Preceding, antecedent, precedent, foregoing, previous, prior, former, anterior are comparable when they mean being before, especially in time or in order of arrangement.
Preceding, opposed to succeeding and following, is restricted to time and place; it usually means immediately before.
Antecedent, opposed to subsequent and consequent, usually implies order in time, but unlike preceding, it often suggests an indefinite intervening interval.
Very often, also, the word implies a causal or a logical, as well as a temporal, relation.
Precedent often applies to one thing which must precede another thing if the latter is to be valid or become effective; thus, a condition precedent in law is a condition that must be fulfilled before an estate can be vested in one or before a right accrues to one.
Foregoing, opposed to following, applies almost exclusively to statements.

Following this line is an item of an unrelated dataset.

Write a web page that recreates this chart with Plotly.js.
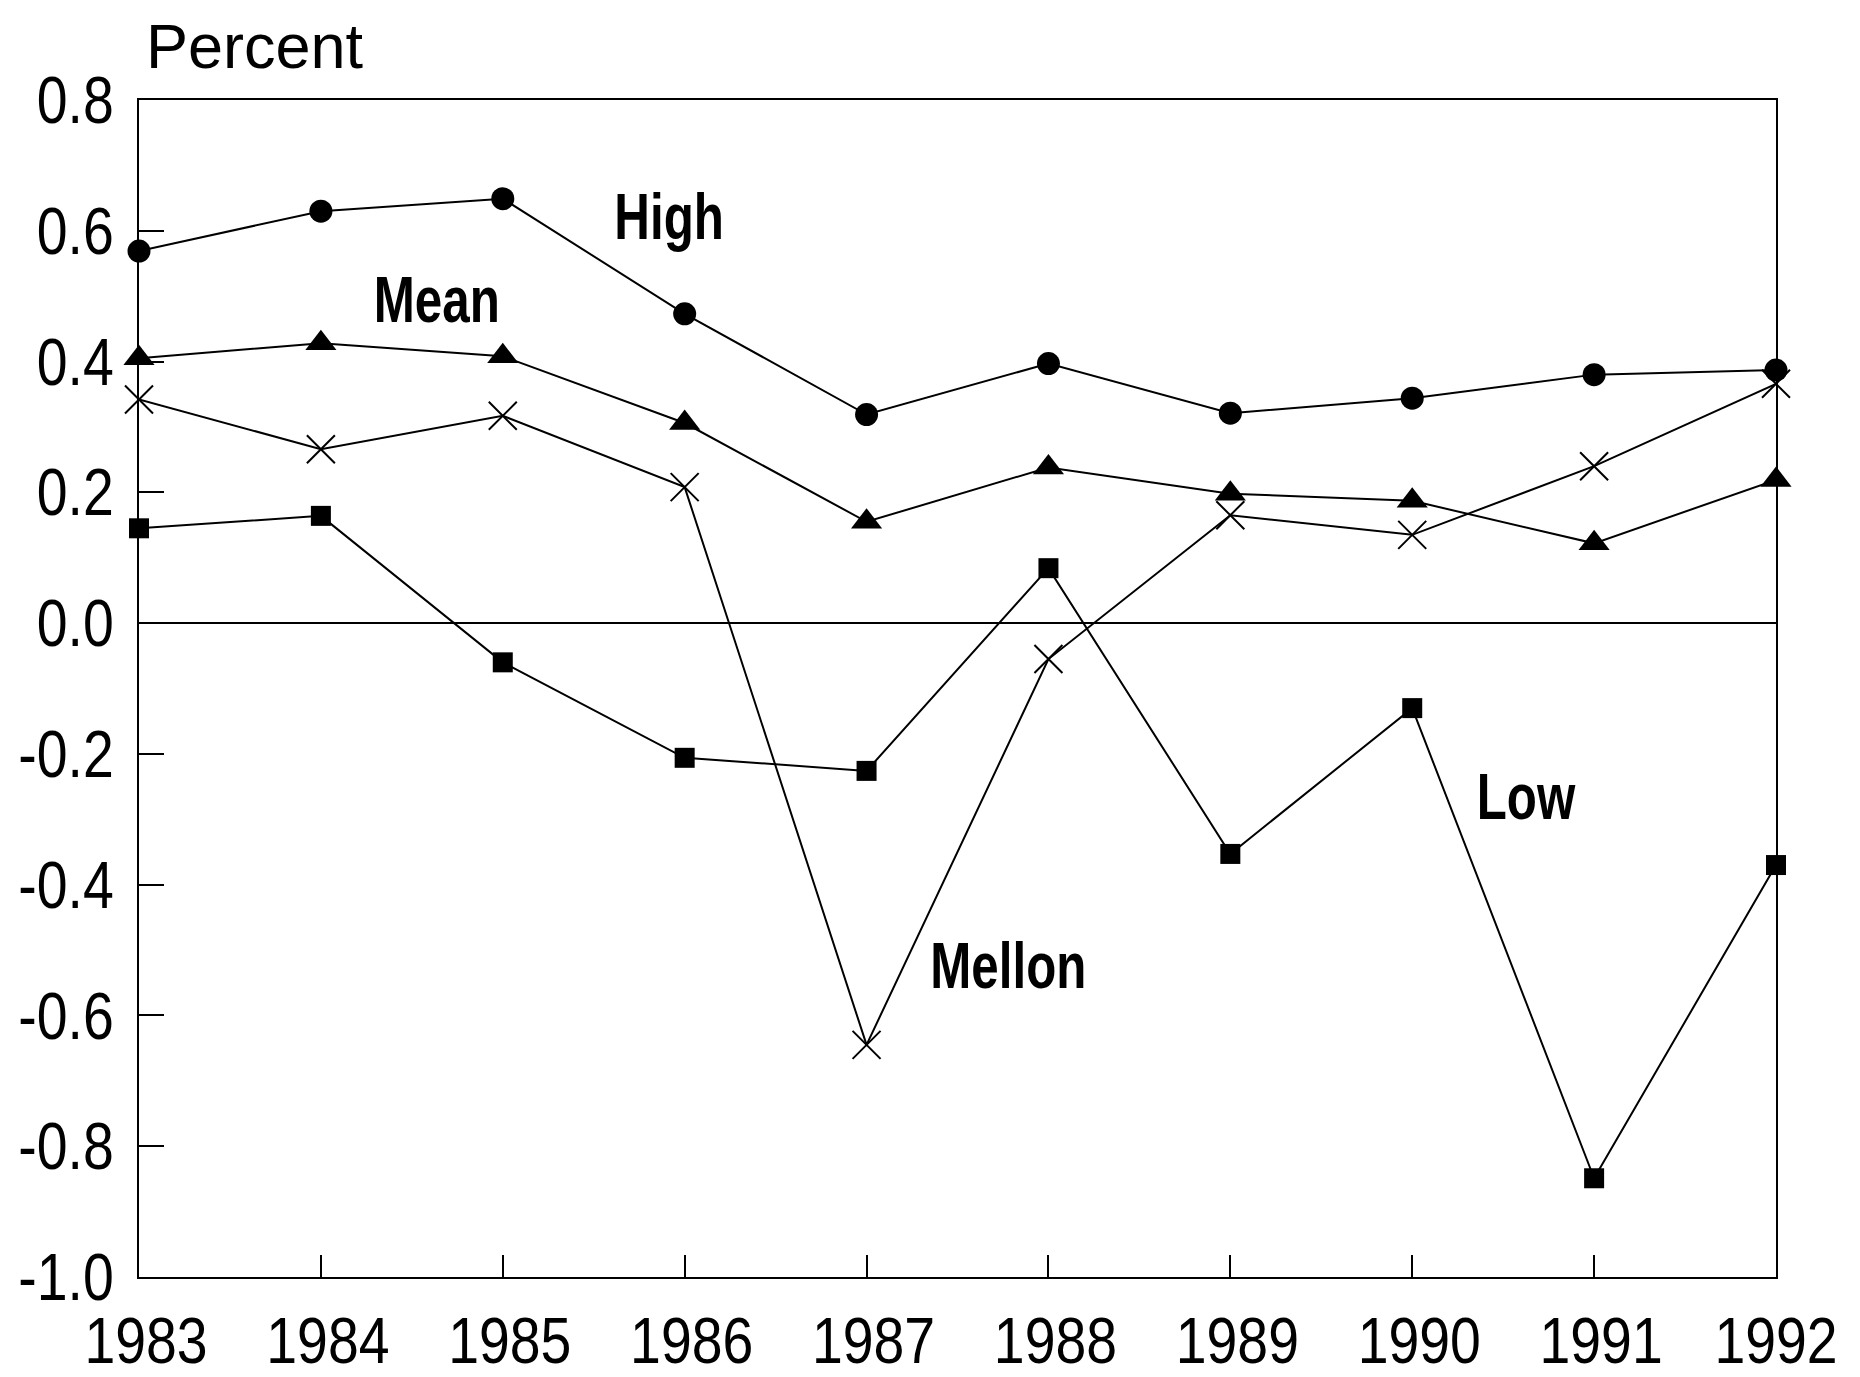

Previous and prior , opposed to subsequent, are often used almost interchangeably.
But prior sometimes implies greater importance than previous; thus, a previous obligation suggests merely an obligation entered into earlier in point of time, whereas a prior obligation is one which surpasses the other in importance and must be fulfilled in advance of any other; a prior preferred stock is one whose claim to dividends or to a specified sum in liquidation comes before other preferred stocks of a company.
Former, opposed to latter, even more definitely than prior, implies comparison; thus, there can be a former engagement only when there is also a later one; a previous or prior engagement may prevent one’s making a second.
Anterior, opposed to posterior, also comparative in force, applies to position, usually in space, sometimes in order or time.